=== Extracted entries ===

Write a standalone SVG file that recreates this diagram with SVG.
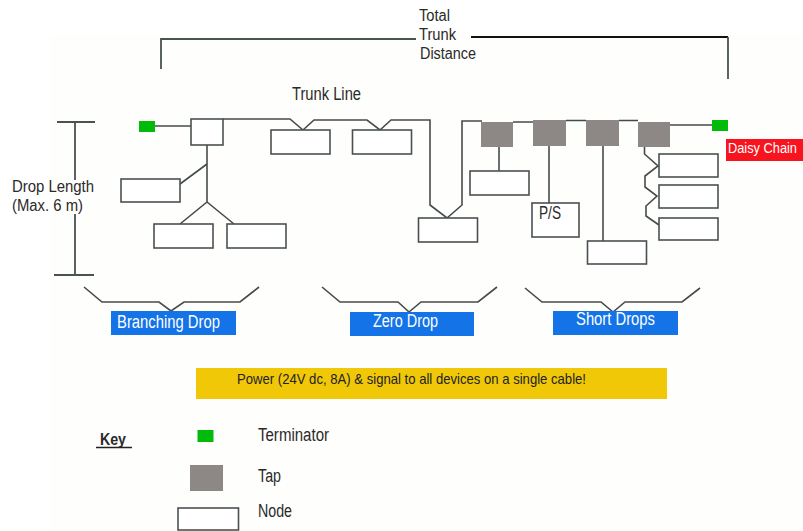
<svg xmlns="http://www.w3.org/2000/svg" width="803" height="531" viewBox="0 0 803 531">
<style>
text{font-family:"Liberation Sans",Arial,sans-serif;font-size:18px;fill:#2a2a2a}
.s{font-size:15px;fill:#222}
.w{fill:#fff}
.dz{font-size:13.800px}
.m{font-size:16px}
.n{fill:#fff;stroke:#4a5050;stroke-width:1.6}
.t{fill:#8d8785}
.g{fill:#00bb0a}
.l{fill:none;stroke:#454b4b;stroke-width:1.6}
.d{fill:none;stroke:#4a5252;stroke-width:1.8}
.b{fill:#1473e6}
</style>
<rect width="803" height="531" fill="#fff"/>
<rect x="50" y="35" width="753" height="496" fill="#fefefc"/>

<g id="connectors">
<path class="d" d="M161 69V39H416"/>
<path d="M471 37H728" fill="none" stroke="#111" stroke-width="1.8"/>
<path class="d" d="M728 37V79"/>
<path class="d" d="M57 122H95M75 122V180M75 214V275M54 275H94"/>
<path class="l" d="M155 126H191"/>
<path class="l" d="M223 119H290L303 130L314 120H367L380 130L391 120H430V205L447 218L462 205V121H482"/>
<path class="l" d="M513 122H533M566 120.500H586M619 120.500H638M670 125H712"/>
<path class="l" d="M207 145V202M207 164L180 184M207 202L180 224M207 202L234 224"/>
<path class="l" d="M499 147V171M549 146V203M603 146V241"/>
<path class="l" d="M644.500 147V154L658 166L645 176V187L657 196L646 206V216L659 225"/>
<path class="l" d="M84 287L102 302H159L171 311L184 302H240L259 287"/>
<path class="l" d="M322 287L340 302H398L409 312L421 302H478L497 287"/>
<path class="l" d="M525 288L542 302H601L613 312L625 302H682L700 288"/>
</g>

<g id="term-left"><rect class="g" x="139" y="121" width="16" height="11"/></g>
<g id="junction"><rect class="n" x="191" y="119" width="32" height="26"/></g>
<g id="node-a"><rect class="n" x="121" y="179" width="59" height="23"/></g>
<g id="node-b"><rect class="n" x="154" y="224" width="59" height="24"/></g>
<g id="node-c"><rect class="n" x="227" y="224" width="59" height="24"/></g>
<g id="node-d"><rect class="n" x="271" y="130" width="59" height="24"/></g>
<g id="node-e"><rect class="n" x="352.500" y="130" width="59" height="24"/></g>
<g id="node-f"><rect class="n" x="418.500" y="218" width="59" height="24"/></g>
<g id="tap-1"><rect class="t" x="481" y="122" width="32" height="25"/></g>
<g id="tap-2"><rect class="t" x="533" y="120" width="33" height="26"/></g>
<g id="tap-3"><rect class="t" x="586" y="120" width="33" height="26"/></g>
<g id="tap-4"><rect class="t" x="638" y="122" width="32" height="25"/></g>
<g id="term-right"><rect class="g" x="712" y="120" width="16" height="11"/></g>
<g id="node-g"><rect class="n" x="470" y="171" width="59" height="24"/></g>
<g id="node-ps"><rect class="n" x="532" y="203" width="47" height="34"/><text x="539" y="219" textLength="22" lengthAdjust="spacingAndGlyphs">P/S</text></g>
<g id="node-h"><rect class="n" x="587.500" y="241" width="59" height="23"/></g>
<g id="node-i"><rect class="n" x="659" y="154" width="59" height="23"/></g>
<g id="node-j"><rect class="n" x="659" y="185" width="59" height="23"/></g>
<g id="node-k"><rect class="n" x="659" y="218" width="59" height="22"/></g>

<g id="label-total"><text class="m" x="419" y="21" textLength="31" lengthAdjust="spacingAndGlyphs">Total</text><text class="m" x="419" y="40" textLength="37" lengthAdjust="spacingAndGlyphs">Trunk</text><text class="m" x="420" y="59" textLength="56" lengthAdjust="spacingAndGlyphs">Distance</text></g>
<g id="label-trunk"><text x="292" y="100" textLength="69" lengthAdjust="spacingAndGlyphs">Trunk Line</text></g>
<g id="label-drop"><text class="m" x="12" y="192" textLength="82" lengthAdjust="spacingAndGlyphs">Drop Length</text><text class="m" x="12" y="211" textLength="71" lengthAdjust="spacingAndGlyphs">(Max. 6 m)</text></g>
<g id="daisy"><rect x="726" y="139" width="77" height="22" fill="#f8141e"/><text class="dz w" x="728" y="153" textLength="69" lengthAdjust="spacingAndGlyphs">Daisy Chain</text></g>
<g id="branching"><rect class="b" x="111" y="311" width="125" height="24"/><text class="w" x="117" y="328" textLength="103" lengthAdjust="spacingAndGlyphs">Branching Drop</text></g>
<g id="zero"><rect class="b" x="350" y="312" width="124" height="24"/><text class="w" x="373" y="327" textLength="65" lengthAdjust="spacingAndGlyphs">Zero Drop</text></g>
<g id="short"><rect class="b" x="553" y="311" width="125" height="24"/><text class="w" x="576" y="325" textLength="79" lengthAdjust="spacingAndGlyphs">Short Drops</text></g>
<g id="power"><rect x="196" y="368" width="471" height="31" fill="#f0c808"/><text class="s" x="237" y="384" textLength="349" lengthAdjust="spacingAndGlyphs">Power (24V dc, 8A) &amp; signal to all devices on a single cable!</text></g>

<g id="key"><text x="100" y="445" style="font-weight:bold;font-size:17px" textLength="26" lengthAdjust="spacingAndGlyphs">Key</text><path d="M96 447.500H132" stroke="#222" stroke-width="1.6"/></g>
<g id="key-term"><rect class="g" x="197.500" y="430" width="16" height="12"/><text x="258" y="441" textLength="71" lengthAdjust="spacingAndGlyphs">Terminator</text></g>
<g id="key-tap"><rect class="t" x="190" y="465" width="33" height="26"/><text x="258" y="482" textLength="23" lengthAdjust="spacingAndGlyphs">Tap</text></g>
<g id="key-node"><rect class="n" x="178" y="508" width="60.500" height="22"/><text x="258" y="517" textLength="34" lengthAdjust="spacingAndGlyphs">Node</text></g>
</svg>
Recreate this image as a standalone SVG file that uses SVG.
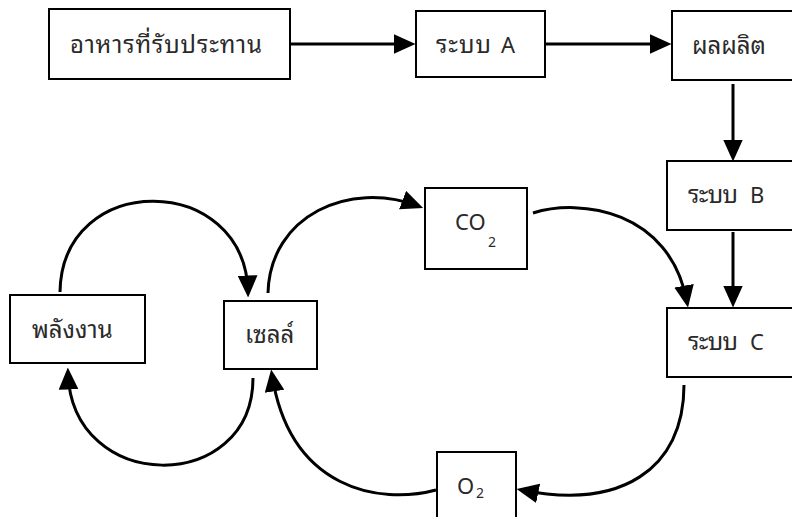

===

[What is required]
Repeat the material above word for word, please, apart from its images.

[Exercise answer]
Write a standalone SVG file that recreates this diagram with SVG.
<svg xmlns="http://www.w3.org/2000/svg" width="803" height="531" viewBox="0 0 803 531">
<style>
text{font-family:"Liberation Sans",Arial,sans-serif;font-size:18px;fill:#2a2a2a}
.s{font-size:15px;fill:#222}
.w{fill:#fff}
.dz{font-size:13.800px}
.m{font-size:16px}
.n{fill:#fff;stroke:#4a5050;stroke-width:1.6}
.t{fill:#8d8785}
.g{fill:#00bb0a}
.l{fill:none;stroke:#454b4b;stroke-width:1.6}
.d{fill:none;stroke:#4a5252;stroke-width:1.8}
.b{fill:#1473e6}
</style>
<rect width="803" height="531" fill="#fff"/>
<rect x="50" y="35" width="753" height="496" fill="#fefefc"/>

<g id="connectors">
<path class="d" d="M161 69V39H416"/>
<path d="M471 37H728" fill="none" stroke="#111" stroke-width="1.8"/>
<path class="d" d="M728 37V79"/>
<path class="d" d="M57 122H95M75 122V180M75 214V275M54 275H94"/>
<path class="l" d="M155 126H191"/>
<path class="l" d="M223 119H290L303 130L314 120H367L380 130L391 120H430V205L447 218L462 205V121H482"/>
<path class="l" d="M513 122H533M566 120.500H586M619 120.500H638M670 125H712"/>
<path class="l" d="M207 145V202M207 164L180 184M207 202L180 224M207 202L234 224"/>
<path class="l" d="M499 147V171M549 146V203M603 146V241"/>
<path class="l" d="M644.500 147V154L658 166L645 176V187L657 196L646 206V216L659 225"/>
<path class="l" d="M84 287L102 302H159L171 311L184 302H240L259 287"/>
<path class="l" d="M322 287L340 302H398L409 312L421 302H478L497 287"/>
<path class="l" d="M525 288L542 302H601L613 312L625 302H682L700 288"/>
</g>

<g id="term-left"><rect class="g" x="139" y="121" width="16" height="11"/></g>
<g id="junction"><rect class="n" x="191" y="119" width="32" height="26"/></g>
<g id="node-a"><rect class="n" x="121" y="179" width="59" height="23"/></g>
<g id="node-b"><rect class="n" x="154" y="224" width="59" height="24"/></g>
<g id="node-c"><rect class="n" x="227" y="224" width="59" height="24"/></g>
<g id="node-d"><rect class="n" x="271" y="130" width="59" height="24"/></g>
<g id="node-e"><rect class="n" x="352.500" y="130" width="59" height="24"/></g>
<g id="node-f"><rect class="n" x="418.500" y="218" width="59" height="24"/></g>
<g id="tap-1"><rect class="t" x="481" y="122" width="32" height="25"/></g>
<g id="tap-2"><rect class="t" x="533" y="120" width="33" height="26"/></g>
<g id="tap-3"><rect class="t" x="586" y="120" width="33" height="26"/></g>
<g id="tap-4"><rect class="t" x="638" y="122" width="32" height="25"/></g>
<g id="term-right"><rect class="g" x="712" y="120" width="16" height="11"/></g>
<g id="node-g"><rect class="n" x="470" y="171" width="59" height="24"/></g>
<g id="node-ps"><rect class="n" x="532" y="203" width="47" height="34"/><text x="539" y="219" textLength="22" lengthAdjust="spacingAndGlyphs">P/S</text></g>
<g id="node-h"><rect class="n" x="587.500" y="241" width="59" height="23"/></g>
<g id="node-i"><rect class="n" x="659" y="154" width="59" height="23"/></g>
<g id="node-j"><rect class="n" x="659" y="185" width="59" height="23"/></g>
<g id="node-k"><rect class="n" x="659" y="218" width="59" height="22"/></g>

<g id="label-total"><text class="m" x="419" y="21" textLength="31" lengthAdjust="spacingAndGlyphs">Total</text><text class="m" x="419" y="40" textLength="37" lengthAdjust="spacingAndGlyphs">Trunk</text><text class="m" x="420" y="59" textLength="56" lengthAdjust="spacingAndGlyphs">Distance</text></g>
<g id="label-trunk"><text x="292" y="100" textLength="69" lengthAdjust="spacingAndGlyphs">Trunk Line</text></g>
<g id="label-drop"><text class="m" x="12" y="192" textLength="82" lengthAdjust="spacingAndGlyphs">Drop Length</text><text class="m" x="12" y="211" textLength="71" lengthAdjust="spacingAndGlyphs">(Max. 6 m)</text></g>
<g id="daisy"><rect x="726" y="139" width="77" height="22" fill="#f8141e"/><text class="dz w" x="728" y="153" textLength="69" lengthAdjust="spacingAndGlyphs">Daisy Chain</text></g>
<g id="branching"><rect class="b" x="111" y="311" width="125" height="24"/><text class="w" x="117" y="328" textLength="103" lengthAdjust="spacingAndGlyphs">Branching Drop</text></g>
<g id="zero"><rect class="b" x="350" y="312" width="124" height="24"/><text class="w" x="373" y="327" textLength="65" lengthAdjust="spacingAndGlyphs">Zero Drop</text></g>
<g id="short"><rect class="b" x="553" y="311" width="125" height="24"/><text class="w" x="576" y="325" textLength="79" lengthAdjust="spacingAndGlyphs">Short Drops</text></g>
<g id="power"><rect x="196" y="368" width="471" height="31" fill="#f0c808"/><text class="s" x="237" y="384" textLength="349" lengthAdjust="spacingAndGlyphs">Power (24V dc, 8A) &amp; signal to all devices on a single cable!</text></g>

<g id="key"><text x="100" y="445" style="font-weight:bold;font-size:17px" textLength="26" lengthAdjust="spacingAndGlyphs">Key</text><path d="M96 447.500H132" stroke="#222" stroke-width="1.6"/></g>
<g id="key-term"><rect class="g" x="197.500" y="430" width="16" height="12"/><text x="258" y="441" textLength="71" lengthAdjust="spacingAndGlyphs">Terminator</text></g>
<g id="key-tap"><rect class="t" x="190" y="465" width="33" height="26"/><text x="258" y="482" textLength="23" lengthAdjust="spacingAndGlyphs">Tap</text></g>
<g id="key-node"><rect class="n" x="178" y="508" width="60.500" height="22"/><text x="258" y="517" textLength="34" lengthAdjust="spacingAndGlyphs">Node</text></g>
</svg>
Recreate this image as a standalone SVG file that uses SVG.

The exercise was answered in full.